Rows from a dataset:
— START —
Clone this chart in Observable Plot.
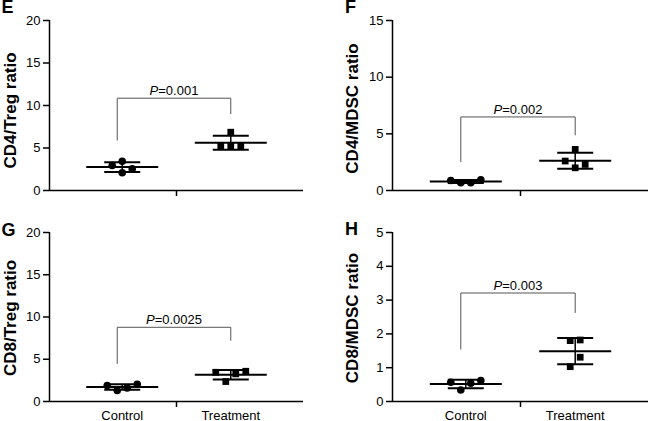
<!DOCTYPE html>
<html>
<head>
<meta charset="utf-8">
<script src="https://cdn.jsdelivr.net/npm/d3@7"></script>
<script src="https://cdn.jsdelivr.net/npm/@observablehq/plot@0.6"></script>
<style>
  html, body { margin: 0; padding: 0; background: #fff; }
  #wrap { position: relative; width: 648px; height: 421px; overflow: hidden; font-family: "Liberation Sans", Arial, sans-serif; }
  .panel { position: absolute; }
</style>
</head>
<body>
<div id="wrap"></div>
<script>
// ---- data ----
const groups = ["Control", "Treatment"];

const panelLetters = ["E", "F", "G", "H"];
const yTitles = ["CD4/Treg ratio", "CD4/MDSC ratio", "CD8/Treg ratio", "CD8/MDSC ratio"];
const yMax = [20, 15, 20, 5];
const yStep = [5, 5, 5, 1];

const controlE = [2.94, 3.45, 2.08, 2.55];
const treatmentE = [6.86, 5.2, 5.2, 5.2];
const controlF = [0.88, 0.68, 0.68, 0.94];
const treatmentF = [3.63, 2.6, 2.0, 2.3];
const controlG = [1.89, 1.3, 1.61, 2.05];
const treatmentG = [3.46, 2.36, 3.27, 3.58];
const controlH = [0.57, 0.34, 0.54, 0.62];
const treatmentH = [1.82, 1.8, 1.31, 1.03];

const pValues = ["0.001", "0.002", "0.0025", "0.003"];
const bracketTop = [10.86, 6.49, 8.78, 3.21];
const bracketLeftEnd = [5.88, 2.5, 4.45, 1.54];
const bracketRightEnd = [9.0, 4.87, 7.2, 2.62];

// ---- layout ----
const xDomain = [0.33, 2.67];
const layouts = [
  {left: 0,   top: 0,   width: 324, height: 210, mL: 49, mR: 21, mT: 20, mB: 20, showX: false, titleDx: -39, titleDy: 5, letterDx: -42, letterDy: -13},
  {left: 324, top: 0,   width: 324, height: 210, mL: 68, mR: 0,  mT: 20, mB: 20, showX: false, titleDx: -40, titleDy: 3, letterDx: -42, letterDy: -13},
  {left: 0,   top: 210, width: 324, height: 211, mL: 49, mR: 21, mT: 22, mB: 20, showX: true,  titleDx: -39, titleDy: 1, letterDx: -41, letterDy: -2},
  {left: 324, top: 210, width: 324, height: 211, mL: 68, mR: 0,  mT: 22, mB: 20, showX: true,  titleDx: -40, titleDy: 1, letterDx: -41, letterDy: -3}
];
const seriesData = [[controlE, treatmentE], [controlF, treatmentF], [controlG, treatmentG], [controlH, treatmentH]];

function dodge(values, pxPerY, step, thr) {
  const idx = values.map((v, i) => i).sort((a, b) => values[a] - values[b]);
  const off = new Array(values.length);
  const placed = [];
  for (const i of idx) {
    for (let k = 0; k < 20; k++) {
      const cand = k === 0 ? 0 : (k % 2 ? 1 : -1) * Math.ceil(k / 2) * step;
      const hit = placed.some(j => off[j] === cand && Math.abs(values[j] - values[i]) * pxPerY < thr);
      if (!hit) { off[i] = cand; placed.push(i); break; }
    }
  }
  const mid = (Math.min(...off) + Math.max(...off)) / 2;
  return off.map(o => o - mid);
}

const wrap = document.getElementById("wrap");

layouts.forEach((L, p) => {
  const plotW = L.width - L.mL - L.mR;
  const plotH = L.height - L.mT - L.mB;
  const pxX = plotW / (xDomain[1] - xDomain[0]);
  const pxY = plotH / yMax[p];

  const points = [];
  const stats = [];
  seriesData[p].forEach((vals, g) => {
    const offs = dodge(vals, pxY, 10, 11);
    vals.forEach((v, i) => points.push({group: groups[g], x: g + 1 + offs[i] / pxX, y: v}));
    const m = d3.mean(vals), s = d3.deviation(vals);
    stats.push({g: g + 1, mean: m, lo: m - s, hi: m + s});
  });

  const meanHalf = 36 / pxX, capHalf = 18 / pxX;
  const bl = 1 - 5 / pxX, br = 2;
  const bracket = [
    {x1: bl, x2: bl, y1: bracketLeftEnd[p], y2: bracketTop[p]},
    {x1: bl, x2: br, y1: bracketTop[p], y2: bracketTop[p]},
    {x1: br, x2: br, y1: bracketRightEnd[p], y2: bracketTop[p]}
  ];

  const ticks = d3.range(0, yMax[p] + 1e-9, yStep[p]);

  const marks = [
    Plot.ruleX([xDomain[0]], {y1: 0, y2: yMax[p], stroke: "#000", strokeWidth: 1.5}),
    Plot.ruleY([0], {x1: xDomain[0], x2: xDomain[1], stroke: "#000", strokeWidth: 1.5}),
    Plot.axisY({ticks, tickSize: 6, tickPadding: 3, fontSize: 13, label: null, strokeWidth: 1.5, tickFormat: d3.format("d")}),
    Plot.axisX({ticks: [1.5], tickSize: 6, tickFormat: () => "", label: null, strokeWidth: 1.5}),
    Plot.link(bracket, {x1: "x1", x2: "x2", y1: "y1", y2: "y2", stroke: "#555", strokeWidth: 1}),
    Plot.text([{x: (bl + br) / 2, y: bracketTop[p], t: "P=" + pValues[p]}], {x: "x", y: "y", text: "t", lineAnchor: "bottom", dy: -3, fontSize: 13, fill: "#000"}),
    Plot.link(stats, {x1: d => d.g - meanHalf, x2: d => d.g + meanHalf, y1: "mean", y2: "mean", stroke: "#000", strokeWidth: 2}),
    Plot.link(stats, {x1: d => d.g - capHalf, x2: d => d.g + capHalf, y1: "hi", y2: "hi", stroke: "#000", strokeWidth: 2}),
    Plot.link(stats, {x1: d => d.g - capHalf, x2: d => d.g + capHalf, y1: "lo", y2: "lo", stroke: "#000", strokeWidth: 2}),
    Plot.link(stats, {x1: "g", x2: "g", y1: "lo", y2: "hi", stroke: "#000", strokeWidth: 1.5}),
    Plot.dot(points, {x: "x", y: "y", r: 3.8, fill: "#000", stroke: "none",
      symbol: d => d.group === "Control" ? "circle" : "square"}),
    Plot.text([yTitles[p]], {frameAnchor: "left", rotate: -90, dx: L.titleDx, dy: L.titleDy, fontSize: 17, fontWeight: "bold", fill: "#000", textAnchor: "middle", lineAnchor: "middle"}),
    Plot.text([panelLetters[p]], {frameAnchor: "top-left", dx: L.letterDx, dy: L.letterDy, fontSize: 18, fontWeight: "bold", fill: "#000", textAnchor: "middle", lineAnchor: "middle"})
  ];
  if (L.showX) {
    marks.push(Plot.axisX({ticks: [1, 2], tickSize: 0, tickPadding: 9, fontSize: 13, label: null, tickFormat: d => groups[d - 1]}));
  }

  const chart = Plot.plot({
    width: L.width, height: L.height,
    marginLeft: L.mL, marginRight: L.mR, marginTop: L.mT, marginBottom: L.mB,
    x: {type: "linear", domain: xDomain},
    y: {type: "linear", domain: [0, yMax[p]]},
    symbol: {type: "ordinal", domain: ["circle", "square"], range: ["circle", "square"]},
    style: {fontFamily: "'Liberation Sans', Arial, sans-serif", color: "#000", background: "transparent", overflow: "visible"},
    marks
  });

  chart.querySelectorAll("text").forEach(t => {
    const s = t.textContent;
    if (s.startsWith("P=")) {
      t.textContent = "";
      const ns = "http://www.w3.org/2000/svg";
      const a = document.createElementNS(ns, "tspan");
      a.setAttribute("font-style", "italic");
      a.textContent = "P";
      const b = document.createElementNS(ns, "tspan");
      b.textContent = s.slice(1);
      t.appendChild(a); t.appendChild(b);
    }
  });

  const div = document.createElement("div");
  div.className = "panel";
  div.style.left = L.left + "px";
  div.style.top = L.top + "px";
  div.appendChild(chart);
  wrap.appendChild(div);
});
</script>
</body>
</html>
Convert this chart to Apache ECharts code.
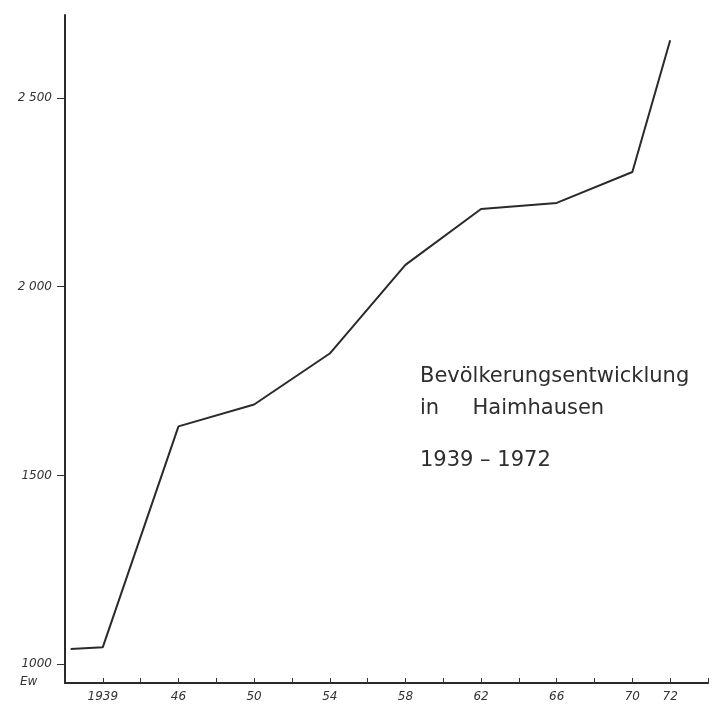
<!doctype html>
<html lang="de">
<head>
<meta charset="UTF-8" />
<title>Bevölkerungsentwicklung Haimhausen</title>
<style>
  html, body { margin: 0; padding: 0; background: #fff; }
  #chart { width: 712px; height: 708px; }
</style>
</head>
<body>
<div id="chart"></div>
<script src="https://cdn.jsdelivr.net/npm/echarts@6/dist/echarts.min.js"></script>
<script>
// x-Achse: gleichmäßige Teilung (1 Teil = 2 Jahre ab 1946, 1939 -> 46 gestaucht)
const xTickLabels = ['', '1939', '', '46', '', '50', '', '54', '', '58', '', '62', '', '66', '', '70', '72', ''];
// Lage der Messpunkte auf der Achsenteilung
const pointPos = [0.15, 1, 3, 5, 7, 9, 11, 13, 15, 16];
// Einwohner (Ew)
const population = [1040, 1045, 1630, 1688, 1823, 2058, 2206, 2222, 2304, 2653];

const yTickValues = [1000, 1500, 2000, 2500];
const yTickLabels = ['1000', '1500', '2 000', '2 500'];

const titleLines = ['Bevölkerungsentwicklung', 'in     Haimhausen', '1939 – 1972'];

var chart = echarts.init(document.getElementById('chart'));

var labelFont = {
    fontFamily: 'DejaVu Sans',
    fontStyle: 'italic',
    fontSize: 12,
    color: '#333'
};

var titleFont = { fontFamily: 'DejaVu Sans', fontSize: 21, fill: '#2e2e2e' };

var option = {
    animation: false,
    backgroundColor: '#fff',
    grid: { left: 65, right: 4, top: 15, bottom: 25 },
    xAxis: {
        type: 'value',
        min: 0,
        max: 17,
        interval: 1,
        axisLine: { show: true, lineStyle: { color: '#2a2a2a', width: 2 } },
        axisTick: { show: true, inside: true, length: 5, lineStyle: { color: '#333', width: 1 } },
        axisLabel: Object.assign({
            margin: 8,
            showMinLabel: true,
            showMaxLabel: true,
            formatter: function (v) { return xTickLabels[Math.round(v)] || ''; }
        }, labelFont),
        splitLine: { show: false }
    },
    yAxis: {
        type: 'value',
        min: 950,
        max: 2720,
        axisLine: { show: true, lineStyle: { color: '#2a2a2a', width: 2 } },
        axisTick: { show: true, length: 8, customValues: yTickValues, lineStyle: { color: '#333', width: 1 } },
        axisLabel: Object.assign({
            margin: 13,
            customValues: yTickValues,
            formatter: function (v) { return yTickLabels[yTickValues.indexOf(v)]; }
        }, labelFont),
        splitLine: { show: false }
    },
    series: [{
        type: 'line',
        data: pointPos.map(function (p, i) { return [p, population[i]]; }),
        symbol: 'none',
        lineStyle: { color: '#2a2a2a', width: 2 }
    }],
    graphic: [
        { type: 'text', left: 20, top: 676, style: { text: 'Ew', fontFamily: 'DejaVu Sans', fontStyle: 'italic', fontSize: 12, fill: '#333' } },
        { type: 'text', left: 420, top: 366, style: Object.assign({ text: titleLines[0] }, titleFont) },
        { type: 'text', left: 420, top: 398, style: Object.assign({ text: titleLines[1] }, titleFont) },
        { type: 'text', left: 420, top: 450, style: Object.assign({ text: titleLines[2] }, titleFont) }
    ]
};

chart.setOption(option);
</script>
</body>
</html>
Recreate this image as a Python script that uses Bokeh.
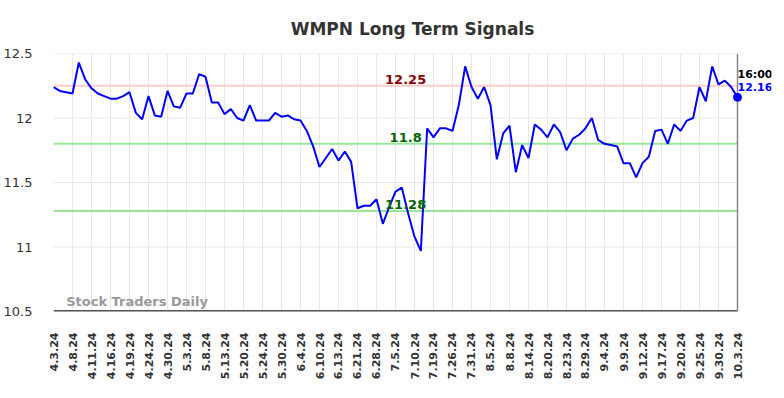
— END —
- [Given instruction]: From the listing above, restate verbatim the lines running from the one with "Convert this chart to Apache ECharts code." through the one with "21, fill: '#2e2e2e'", inclusive, but not the pictures.

- [Answer to this problem]:
Convert this chart to Apache ECharts code.
<!doctype html>
<html lang="de">
<head>
<meta charset="UTF-8" />
<title>Bevölkerungsentwicklung Haimhausen</title>
<style>
  html, body { margin: 0; padding: 0; background: #fff; }
  #chart { width: 712px; height: 708px; }
</style>
</head>
<body>
<div id="chart"></div>
<script src="https://cdn.jsdelivr.net/npm/echarts@6/dist/echarts.min.js"></script>
<script>
// x-Achse: gleichmäßige Teilung (1 Teil = 2 Jahre ab 1946, 1939 -> 46 gestaucht)
const xTickLabels = ['', '1939', '', '46', '', '50', '', '54', '', '58', '', '62', '', '66', '', '70', '72', ''];
// Lage der Messpunkte auf der Achsenteilung
const pointPos = [0.15, 1, 3, 5, 7, 9, 11, 13, 15, 16];
// Einwohner (Ew)
const population = [1040, 1045, 1630, 1688, 1823, 2058, 2206, 2222, 2304, 2653];

const yTickValues = [1000, 1500, 2000, 2500];
const yTickLabels = ['1000', '1500', '2 000', '2 500'];

const titleLines = ['Bevölkerungsentwicklung', 'in     Haimhausen', '1939 – 1972'];

var chart = echarts.init(document.getElementById('chart'));

var labelFont = {
    fontFamily: 'DejaVu Sans',
    fontStyle: 'italic',
    fontSize: 12,
    color: '#333'
};

var titleFont = { fontFamily: 'DejaVu Sans', fontSize: 21, fill: '#2e2e2e' };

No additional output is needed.